TD = pm.MutableData('TD', dataDict['TD'])  # (nSample, nPos, nComo)
AD = pm.MutableData('AD', dataDict['AD'])  # (nSample, nPos, nComo)

coeff_cov1 = pm.HalfNormal('coeff_cov1', sigma=1, shape=(nCov1,))  # (nCov1,)
coeff_cov2 = pm.HalfNormal('coeff_cov2', sigma=1, shape=(nCov2,))  # (nCov2,)
coeff_cov3 = pm.HalfNormal('coeff_cov3', sigma=1, shape=(nCov3,))  # (ncov3,)
coeff_cov4 = pm.HalfNormal('coeff_cov4', sigma=1, shape=(nCov4,))  # (nCov4,)
intercept = pm.HalfNormal('intercept', sigma=1, shape=1)

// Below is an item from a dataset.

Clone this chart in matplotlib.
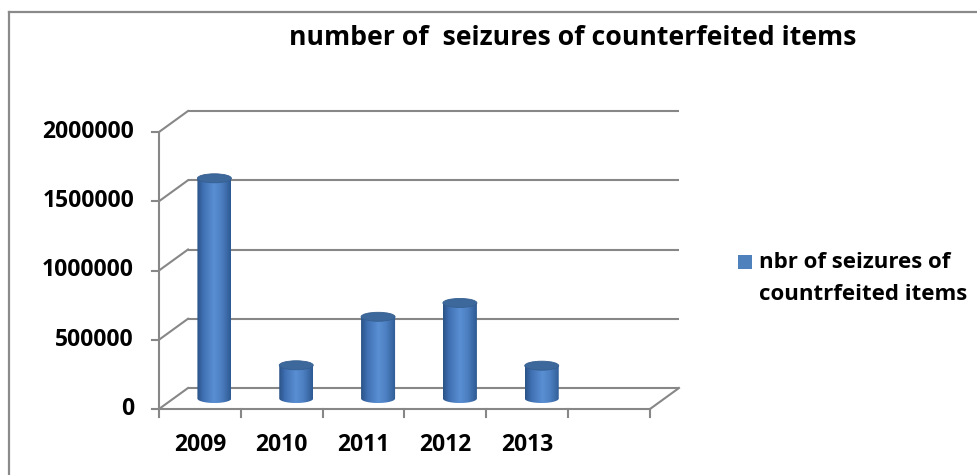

# Below is to obtain nComo combinations of above covariates, some of which are categorical others discrete.
# Each observed datum corresponds to one combo.
# Each element of dataDict['compIndices'] is a list of indices, each element of which is the index of each covariate
# I chose this way of implementation because the 4 covariates are in different dimensions.
gammaMu_c = pm.Deterministic("gammaMu_c", at.stack([at.math.sum(
            + coeff_cov1[indices[0]] * cov1
            + coeff_cov2[indices[1]] * cov2
            + coeff_cov3[indices[2]] * cov3
            + coeff_cov4[indices[3]]) * cov4
            for indices in dataDict['comb_indices']
             ]))  # (nComo,)

# pooling level 1: each combo-level Mu populates to position-level Mus
gammaMu_p = pm.Normal("gammaMu_p", mu=gammaMu_c, sigma=1, shape=(nPos, nComo))  # (nPos, nComo)
# pooling level 2: each position-level Mu populates to sample-level Mus
gammaMu_s = pm.Normal("gammaMu_p", mu=gammaMu_p, sigma=1, shape=(nSample, nPos, nComo))  # (nSample, nPos, nComo)
gammaStd = pm.HalfNormal("gammaStd", sigma=5, shape=1)  # (1,)
gammaShape = pm.Deterministic('gammaShape', gammaMu_s ** 2 / gammaStd ** 2)  # (nSample, nPos, nComo)
gammaBeta = pm.Deterministic('gammaBeta', (gammaShape / gammaMu_s))  # (nSample, nPos, nComo)

AF = pm.Gamma('AF', alpha=gammaShape, beta=gammaBeta)  # (nSample, nPos, nComo)

lambda_p = pm.Deterministic('lambda_p', TD * AF)  # (nSample, nPos, nComo)
# mask out missing data using a binary mask
obs = pm.Potential('obs', pm.logp(pm.Poisson.dist(mu=lambda_p), AD) * dataDict['AD_mask'])

I use the following code to generate toy data ignoring missing data:
from scipy.stats import halfnorm
rng = np.random.default_rng(123)
nSample, nPos, nCombo = 20, 20, 10
gammaMu_c_true = halfnorm.rvs(loc=2, scale=.5, size=nCombo)
gammaMu_p_true = rng.normal(loc=gammaMu_c_true, scale=.05, size=(nPos, nCombo))
gammaMu_s_true = rng.normal(loc=gammaMu_p_true, scale=.1, size=(nSample, nPos, nCombo))

gammaMu_s_true = gammaMu_s_true # identity link
gammaStd_true = halfnorm.rvs(loc=0, scale=2, size=(nSample, nPos, nCombo))
gammaShape_true = gammaMu_true ** 2 / gammaStd_true ** 2
gammaBeta_true = gammaShape_true / gammaMu_true
AF_true = rng.gamma(shape=gammaShape_true, scale=1 / gammaBeta_true)
TD_true = np.random.randint(2000, 4000, (nSample, nPos, nCombo))
lambda_p_true = TD_true * AF_true
AD_true = rng.poisson(lambda_p_true)

With 2 chains 1000 draws, there were around 20 divergences.
Using nSample, nPos, nCombo = 20, 20, 10, it roughly converged ok by posterior plots.

By the way you don’t need to wrap everything in deterministics, only if you need those values afterwards. It will save on memory/computation.

You might benefit from changing how you compute gammaMu_c, but as you commented it might not be trivial.

Otherwise it looks fine, but the fact you get divergences could mean bad priors/ challenging model. I would focus on fixing that before worrying about speedup. As you would still be getting invalid samples, just faster.